In response to:
A Big Business from the June 11, 1998 issue
To the Editors:
David Brion Davis, in his wide-ranging account of the “Big Business” of slavery [NYR, June 11, 1998], is led by one of the authors under review to address the claims-rather tired in the 1990s-that the industrial revolution rested upon slavery and the slave trade. We are offered the perspectives that slavery’s horrific “discipline” contributed to the industrial revolution not only by providing profits for investment but by establishing “the evolution of industrial discipline and principles of capitalist rationalization.”
This seems a stretch. Professor Davis would have done well to include a more plausible and very old account of the economic impact of slavery in nineteenth-century America: that its impact was negative, corrupting of the spirit of enterprise, and demonstrably destructive of the masters as well as of the slaves. Making the best of the meager research materials available to him in addition to his own observations, Alexis de Tocqueville achieved before 1830 a remarkably compelling demonstration that slavery made everybody worse off.
In the Democracy in America chapter on “The Present and Probable Future Condition of the Three Races that Inhabit the Territory of the United States,” de Tocqueville made the valley of the Ohio into a sort of controlled experiment on the economic impact of slavery. “Upon the left bank of the Ohio labor is confounded with the idea of slavery, while on the right bank it is identified with that of prosperity and improvement….” “Upon the left bank of the stream the population is sparse; from time to time one descries a troop of slaves loitering in half-desert fields; the primeval forest reappears at every turn; society seems to be asleep….” “From the right bank, on the contrary, a confused hum is heard, which proclaims afar the presence of industry; the fields are covered with abundant harvest; the elegance of the dwellings announces the taste and activity of the laborers, and man appears to be in the enjoyment of that wealth and enjoyment which is the reward of labor.”
Remarkably, our most prescient foreign booster was able also to bring to bear useful population and economic data to demonstrate that Ohio was more attractive to immigrants and more economically successful than Kentucky, notwithstanding a bit of a head start for the latter. And he adds that “the activity of Ohio is not confined to individuals, but the undertakings of the state are surprisingly great: a canal has been established between Lake Erie and the Ohio….”
Professor Davis’s otherwise scholarly contribution needed this perspective.
Steven Flanders
Pelham, New York
David Brion Davis replies:
In Slavery and Human Progress (Oxford University Press, 1984), I not only discuss Tocqueville’s comparison of the northern and southern banks of the Ohio River but show that he had been thoroughly prepared to make such observations by Joel Poinsett, Josiah Quincy, John Quincy Adams, and especially Joseph Story. I also point out that Lord Durham, who traveled along the Canadian-American border in 1838, used almost identical imagery to contrast the “activity and bustle” of the American side with the “waste and desolate” of the “unenterprising” Canadians.
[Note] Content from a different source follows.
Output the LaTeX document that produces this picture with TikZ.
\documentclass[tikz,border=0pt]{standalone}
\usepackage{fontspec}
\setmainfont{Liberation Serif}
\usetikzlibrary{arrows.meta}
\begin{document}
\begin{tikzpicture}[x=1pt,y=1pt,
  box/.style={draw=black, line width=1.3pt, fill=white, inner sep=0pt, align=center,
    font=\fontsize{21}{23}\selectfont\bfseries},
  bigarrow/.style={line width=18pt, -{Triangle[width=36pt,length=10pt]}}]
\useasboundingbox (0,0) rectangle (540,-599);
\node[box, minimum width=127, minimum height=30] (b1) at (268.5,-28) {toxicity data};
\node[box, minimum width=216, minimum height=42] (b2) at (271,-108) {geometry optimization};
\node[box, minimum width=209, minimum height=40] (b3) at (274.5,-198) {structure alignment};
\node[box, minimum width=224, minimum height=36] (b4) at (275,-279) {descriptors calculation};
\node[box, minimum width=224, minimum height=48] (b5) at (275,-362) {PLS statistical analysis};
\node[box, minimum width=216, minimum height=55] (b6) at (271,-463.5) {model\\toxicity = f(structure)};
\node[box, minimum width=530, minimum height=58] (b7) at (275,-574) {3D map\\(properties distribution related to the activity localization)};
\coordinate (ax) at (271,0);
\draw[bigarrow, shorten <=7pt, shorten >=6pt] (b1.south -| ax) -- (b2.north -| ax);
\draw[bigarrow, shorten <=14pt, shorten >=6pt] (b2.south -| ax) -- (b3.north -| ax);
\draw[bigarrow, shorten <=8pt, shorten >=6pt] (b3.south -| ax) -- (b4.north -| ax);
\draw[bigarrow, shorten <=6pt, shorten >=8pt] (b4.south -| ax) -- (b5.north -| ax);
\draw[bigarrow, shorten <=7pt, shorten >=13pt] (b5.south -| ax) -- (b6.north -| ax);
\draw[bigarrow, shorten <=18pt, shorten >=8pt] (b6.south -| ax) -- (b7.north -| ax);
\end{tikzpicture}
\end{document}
Clearly slavery could not account for Canada’s seeming backwardness, nor can northern Kentucky give us insight into the extraordinary economic growth of the antebellum South.
Before generalizing about the economics of American slavery, I respectfully suggest that Mr. Flanders consult more recent sources than Tocqueville (whose work on America was published in 1835 and 1840, not “before 1830”), such as Without Consent or Contract: The Rise and Fall of American Slavery (Norton, 1989), by Robert William Fogel, who in 1993 won the Nobel Prize in Economic Science. While there is still some controversy over relatively minor issues, there can be no doubt that Fogel, Stanley L. Engerman, and their many students have demolished the myths about slavery that Steven Flanders describes.